Friday, 28 October 2016
Last updated 31 sec ago
Sep 20 2012 | 11:20am ET
The recent acquisitions of K2 Advisors, Prisma Capital Partners and FRM Holdings could be the beginning of a new wave of consolidation in the fund of hedge funds industry, one player suggests.
Aberdeen Asset Management's Andrew McCaffery said that the recent acquisitions—notably Man's purchase of FRM—and continued struggles among funds of funds is likely to force hands, especially among smaller managers.
"Business models when you have got $1, $2, $3 billion are severely compromised when you are a single company," McCaffery, global head of hedge funds at Aberdeen, told Reuters.

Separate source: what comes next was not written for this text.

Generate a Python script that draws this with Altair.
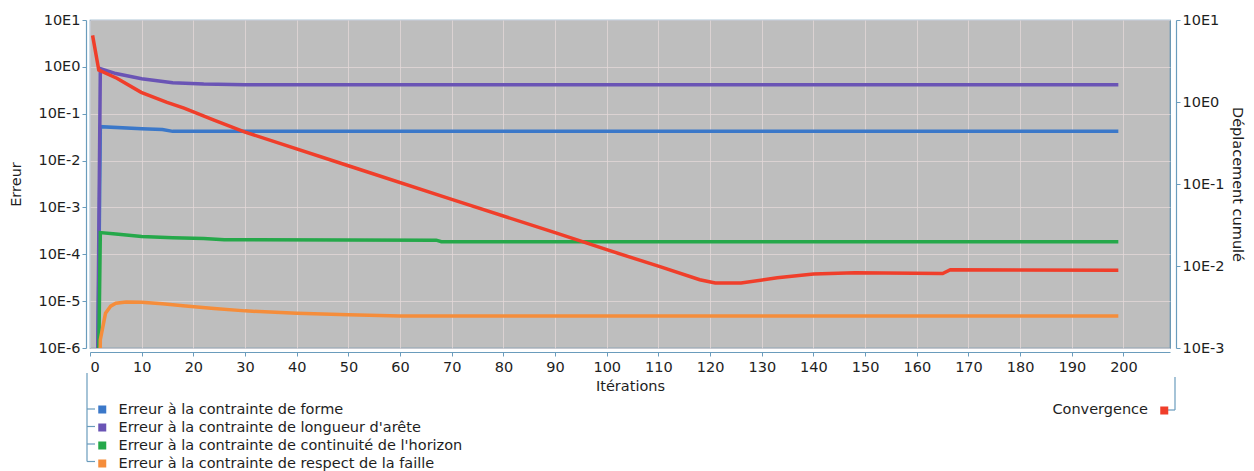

"What you have is a number of businesses over the years which have been quite successful, have very good revenues, and now they are finding their performance is being compromised and their high-water mark is out here," he added. Combined with the industry's struggles to garner and retain assets, that could force funds of funds to accept lower valuations than they might want, as FRM did when it sold itself to Man for nothing up front.
McCaffery said that deal has the potential to be a "game-changer."
"In some cases the problem is there may be no price for a deal, because if they carry on like that they undermine the business," he said. "If people leave, assets leave, and if they both leave together it's a very different situation."